# The Unapologetic Mathematician

## Characters of Induced Representations

We know how to restrict and induce representations. Now we want to see what this looks like on the level of characters.

For restricted representations, this is easy. Let $X$ be a matrix representation of a group $G$, and let $H\subseteq G$ be a subgroup. Then $X\!\!\downarrow^G_H(h)=X(h)$ for any $h\in H$. We just consider an element of $H$ as an element in $G$ and construct the matrix as usual. Therefore we can see that

\displaystyle\begin{aligned}\chi\!\!\downarrow^G_H(h)&=\mathrm{Tr}\left(X\!\!\downarrow^G_H(h)\right)\\&=\mathrm{Tr}\left(X(h)\right)\\&=\chi(h)\end{aligned}

That is, we get the restricted character by restricting the original character.
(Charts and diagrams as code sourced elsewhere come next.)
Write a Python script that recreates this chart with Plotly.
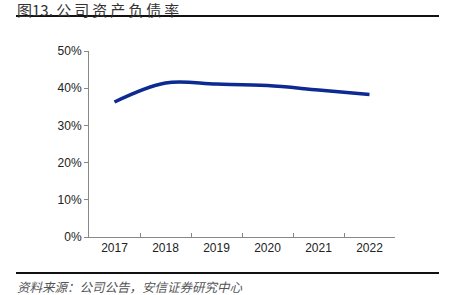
import plotly.graph_objects as go

years = ["2017", "2018", "2019", "2020", "2021", "2022"]
debt_ratio = [0.363, 0.414, 0.411, 0.407, 0.395, 0.383]
y_ticks = [0, 0.1, 0.2, 0.3, 0.4, 0.5]

L, R, T, B = 89, 395, 51, 237
W, H = R - L, B - T

def px(x):
    return (x - L) / W

def py(y):
    return (B - y) / H

THIN = "\u2009"
title_text = "图13. " + THIN.join("公司资产负债率")
source_text = "资料来源：公司公告，安信证券研究中心"

fig = go.Figure()
fig.add_trace(go.Scatter(
    x=years, y=debt_ratio, mode="lines",
    line=dict(color="#0c2a92", width=3.5, shape="spline", smoothing=1.0),
    showlegend=False, hoverinfo="skip",
))

fig.update_layout(
    width=452, height=295,
    margin=dict(l=L, r=452 - R, t=T, b=295 - B),
    paper_bgcolor="white", plot_bgcolor="white",
    font=dict(family="Liberation Sans, Arial, sans-serif", size=12, color="#222"),
    xaxis=dict(
        type="category", range=[-0.5, 5.5],
        showline=True, linecolor="#888", linewidth=1,
        ticks="inside", tickson="boundaries", ticklen=4, tickcolor="#888",
        showgrid=False, zeroline=False,
        tickfont=dict(size=12, color="#222"),
    ),
    yaxis=dict(
        range=[0, 0.5], tickvals=y_ticks, tickformat=".0%",
        showline=True, linecolor="#888", linewidth=1,
        ticks="outside", ticklen=4, tickcolor="#888",
        showgrid=False, zeroline=False,
        tickfont=dict(size=12, color="#222"),
    ),
    shapes=[
        dict(type="line", xref="paper", yref="paper",
             x0=px(16), x1=px(439), y0=py(16), y1=py(16),
             line=dict(color="#111", width=2)),
        dict(type="line", xref="paper", yref="paper",
             x0=px(16), x1=px(439), y0=py(273), y1=py(273),
             line=dict(color="#111", width=2)),
    ],
    annotations=[
        dict(text=title_text, xref="paper", yref="paper",
             x=px(15), y=py(9.5), xanchor="left", yanchor="middle", showarrow=False,
             font=dict(family="Noto Sans CJK SC, sans-serif", size=15, color="#333")),
        dict(text="<i>" + source_text + "</i>", xref="paper", yref="paper",
             x=px(15), y=py(286), xanchor="left", yanchor="middle", showarrow=False,
             font=dict(family="Noto Sans CJK SC, sans-serif", size=12.5, color="#555")),
    ],
)

fig.write_html("out.html")
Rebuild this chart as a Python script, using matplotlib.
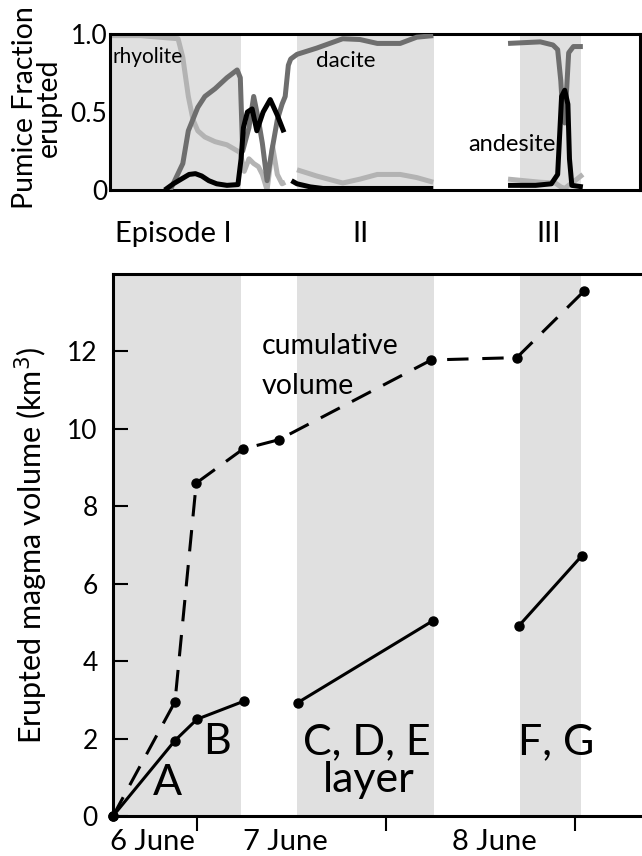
import matplotlib
matplotlib.use('Agg')
import matplotlib.pyplot as plt

plt.rcParams['font.family'] = ['Lato', 'DejaVu Sans']

## x axis is hours counted from 6 June 00:00
## shaded eruption layers (start, end)
layer_start = [12.9, 36.7, 65.0]
layer_end = [29.6, 54.1, 72.8]

## Erupted volume, each layer package separately (km3)
vol_x = [[13.33, 21.2, 24.0, 30.0], [36.8, 54.0], [64.9, 72.85]]
vol_y = [[0.0, 1.95, 2.5, 2.97], [2.93, 5.05], [4.92, 6.72]]

## cumulative volume (km3)
cum_x = [13.33, 21.2, 23.9, 29.85, 34.4, 53.75, 64.6, 73.1]
cum_y = [0.0, 2.95, 8.6, 9.48, 9.72, 11.78, 11.84, 13.55]

## pumice fractions, top panel
rhy_x = [[12.95, 16.8, 21.6, 22.2, 22.9, 23.5, 24.1, 25.0, 26.3, 27.8, 29.5, 30.0, 30.6, 31.2,
          31.8, 32.3, 32.9, 33.6, 34.2, 34.8, 35.2],
         [36.7, 39.2, 42.5, 44.7, 46.9, 49.8, 51.9, 54.0],
         [63.5, 67.6, 69.5, 70.2, 70.7, 71.2, 72.0, 73.0]]
rhy_y = [[0.99, 0.99, 0.97, 0.85, 0.6, 0.45, 0.38, 0.34, 0.31, 0.29, 0.24, 0.12, 0.2, 0.17,
          0.15, 0.1, 0.0, 0.28, 0.1, 0.04, 0.05],
         [0.13, 0.09, 0.045, 0.07, 0.1, 0.1, 0.08, 0.05],
         [0.07, 0.05, 0.045, 0.02, 0.01, 0.03, 0.06, 0.1]]

dac_x = [[20.6, 22.2, 22.9, 24.1, 25.0, 26.3, 27.8, 29.1, 29.5, 29.8, 30.6, 31.2, 31.8, 32.3,
          32.9, 33.5, 34.2, 34.8, 35.2, 35.6, 35.9, 36.7, 39.2, 42.5, 44.7, 46.9, 49.8, 51.9, 54.0],
         [63.5, 67.6, 69.2, 69.8, 70.2, 70.5, 70.7, 71.0, 71.2, 71.8, 73.0]]
dac_y = [[0.0, 0.17, 0.38, 0.53, 0.6, 0.65, 0.72, 0.77, 0.72, 0.25, 0.4, 0.6, 0.45, 0.3,
          0.06, 0.25, 0.45, 0.55, 0.6, 0.8, 0.84, 0.87, 0.91, 0.97, 0.965, 0.94, 0.94, 0.98, 0.99],
         [0.94, 0.95, 0.93, 0.9, 0.7, 0.45, 0.43, 0.7, 0.88, 0.92, 0.92]]

and_x = [[19.9, 21.0, 22.0, 23.0, 23.8, 24.6, 25.5, 26.5, 27.8, 29.2, 29.6, 29.9, 30.4, 31.0,
          31.6, 32.4, 33.3, 34.2, 35.05],
         [36.0, 36.7, 38.4, 40.0, 45.0, 54.0],
         [63.5, 67.0, 69.0, 69.8, 70.1, 70.3, 70.7, 71.1, 71.3, 71.6, 73.0]]
and_y = [[0.0, 0.04, 0.07, 0.1, 0.105, 0.09, 0.06, 0.04, 0.03, 0.035, 0.2, 0.4, 0.5, 0.52,
          0.38, 0.5, 0.58, 0.48, 0.37],
         [0.06, 0.04, 0.02, 0.01, 0.01, 0.01],
         [0.03, 0.03, 0.04, 0.1, 0.4, 0.6, 0.64, 0.55, 0.2, 0.03, 0.02]]

day_ticks = [24, 48, 72]
day_label_x = [18.3, 35.2, 61.7]
day_labels = ['6 June', '7 June', '8 June']

episode_x = [13.6, 44.8, 68.7]
episode_labels = ['Episode I', 'II', 'III']

band_color = '#e0e0e0'

fig = plt.figure(figsize=(6.42, 8.56), dpi=100)

# ---- top panel: pumice fractions
ax1 = fig.add_axes([0.1713, 0.778, 0.8255, 0.1822])
for x0, x1 in zip(layer_start, layer_end):
    ax1.axvspan(x0, x1, color=band_color, lw=0, zorder=0)

for xs, ys in zip(rhy_x, rhy_y):
    ax1.plot(xs, ys, color='#b3b3b3', lw=3.6, solid_capstyle='butt', solid_joinstyle='round', zorder=2)
for xs, ys in zip(dac_x, dac_y):
    ax1.plot(xs, ys, color='#6e6e6e', lw=3.6, solid_capstyle='butt', solid_joinstyle='round', zorder=3)
for xs, ys in zip(and_x, and_y):
    ax1.plot(xs, ys, color='black', lw=3.6, solid_capstyle='butt', solid_joinstyle='round', zorder=4)

ax1.set_xlim(12.95, 80.25)
ax1.set_ylim(0, 1.0)
ax1.set_xticks([])
ax1.set_yticks([0, 0.5, 1.0])
ax1.set_yticklabels(['0', '0.5', '1.0'], fontsize=19)
ax1.tick_params(axis='y', length=0, pad=2)
for s in ax1.spines.values():
    s.set_linewidth(2.2)

ax1.text(13.33, 0.85, 'rhyolite', fontsize=15, va='center', ha='left')
ax1.text(39.1, 0.83, 'dacite', fontsize=16, va='center', ha='left')
ax1.text(58.5, 0.29, 'andesite', fontsize=17, va='center', ha='left', zorder=5)

trans = ax1.get_xaxis_transform()
ax1.text(episode_x[0], -0.28, episode_labels[0], transform=trans, fontsize=21, ha='left', va='center')
for x, lab in zip(episode_x[1:], episode_labels[1:]):
    ax1.text(x, -0.28, lab, transform=trans, fontsize=21, ha='center', va='center')

fig.text(0.057, 0.874, 'Pumice Fraction\nerupted', rotation=90, fontsize=20.5,
         ha='center', va='center', multialignment='center', linespacing=0.9)

# ---- bottom panel: erupted volumes
ax2 = fig.add_axes([0.176, 0.0467, 0.824, 0.6332])
for x0, x1 in zip(layer_start, layer_end):
    ax2.axvspan(x0, x1, color=band_color, lw=0, zorder=0)

for xs, ys in zip(vol_x, vol_y):
    ax2.plot(xs, ys, color='black', lw=2.2, marker='o', ms=6.5, clip_on=False, zorder=3)
line, = ax2.plot(cum_x, cum_y, color='black', lw=2.2, marker='o', ms=6.5, clip_on=False, zorder=3)
line.set_dashes((7, 4.5))

ax2.set_xlim(13.33, 80.5)
ax2.set_ylim(0, 14)
ax2.set_yticks([0, 2, 4, 6, 8, 10, 12])
ax2.tick_params(axis='y', direction='in', length=11, width=1.5, labelsize=19, pad=11)
ax2.set_xticks(day_ticks)
ax2.set_xticklabels([])
ax2.set_xticks(day_label_x, minor=True)
ax2.set_xticklabels(day_labels, minor=True, fontsize=21)
ax2.tick_params(axis='x', which='major', direction='out', length=11, width=1.5)
ax2.tick_params(axis='x', which='minor', length=0, pad=9)
ax2.spines['right'].set_visible(False)
for s in ['left', 'top', 'bottom']:
    ax2.spines[s].set_linewidth(2.2)
ax2.set_ylabel('Erupted magma volume (km$^3$)', fontsize=22, labelpad=12)

ax2.text(32.25, 12.14, 'cumulative', fontsize=20.5, va='center', ha='left')
ax2.text(32.25, 11.11, 'volume', fontsize=20.5, va='center', ha='left')
ax2.text(20.3, 0.86, 'A', fontsize=31, ha='center', va='center')
ax2.text(26.5, 1.9, 'B', fontsize=31, ha='center', va='center')
ax2.text(45.6, 1.9, 'C, D, E', fontsize=31, ha='center', va='center')
ax2.text(45.8, 0.92, 'layer', fontsize=31, ha='center', va='center')
ax2.text(69.6, 1.9, 'F, G', fontsize=31, ha='center', va='center')

fig.savefig('out.png', dpi=100)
As for the induced character, we use the matrix of the induced representation that we calculated last time. If $X$ is a matrix representation of a group $H$, which is a subgroup $H\subseteq G$, then we pick a transversal of $H$ in $G$. Using our formula for the induced matrix, we find

\displaystyle\begin{aligned}\chi\!\!\uparrow_H^G(g)&=\mathrm{Tr}\left(X\!\!\uparrow_H^G(g)\right)\\&=\mathrm{Tr}\left(\begin{array}{cccc}X(t_1^{-1}gt_1)&X(t_1^{-1}gt_2)&\cdots&X(t_1^{-1}gt_n)\\X(t_2^{-1}gt_1)&X(t_2^{-1}gt_2)&\cdots&X(t_2^{-1}gt_n)\\\vdots&\vdots&\ddots&\vdots\\X(t_n^{-1}gt_1)&X(t_n^{-1}gt_2)&\cdots&X(t_n^{-1}gt_n)\end{array}\right)\\&=\sum\limits_{i=1}^n\mathrm{Tr}\left(X(t_i^{-1}gt_i)\right)\\&=\sum\limits_{i=1}^n\chi(t_i^{-1}gt_i)\end{aligned}

Where we define $\chi(g)=0$ if $g\notin H$. Now, since $\chi$ is a class function on $H$, conjugation by any element $h\in H$ leaves it the same. That is,

$\displaystyle\chi(h^{-1}gh)=\chi(g)$

for all $g\in G$ and $h\in H$. So let’s do exactly this for each element of $H$, add all the results together, and then divide by the number of elements of $H$. That is, we write the above function out in $\lvert H\rvert$ different ways, add them all together, and divide by $\lvert H\rvert$ to get exactly what we started with:

\displaystyle\begin{aligned}\chi\!\!\uparrow_H^G(g)&=\frac{1}{\lvert H\rvert}\sum\limits_{h\in H}\sum\limits_{i=1}^n\chi(h^{-1}t_i^{-1}gt_ih)\\&=\frac{1}{\lvert H\rvert}\sum\limits_{h\in H}\sum\limits_{i=1}^n\chi\left((t_ih)^{-1}g(t_ih)\right)\end{aligned}

But now as $t_i$ varies over the transversal, and as $h$ varies over $H$, their product $t_ih$ varies exactly once over $G$. That is, every $x\in G$ can be written in exactly one way in the form $t_ih$ for some transversal element $t_i$ and subgroup element $h$. Thus we find:

$\displaystyle\chi\!\!\uparrow_H^G(g)=\frac{1}{\lvert H\rvert}\sum\limits_{x\in G}\chi(x^{-1}gx)$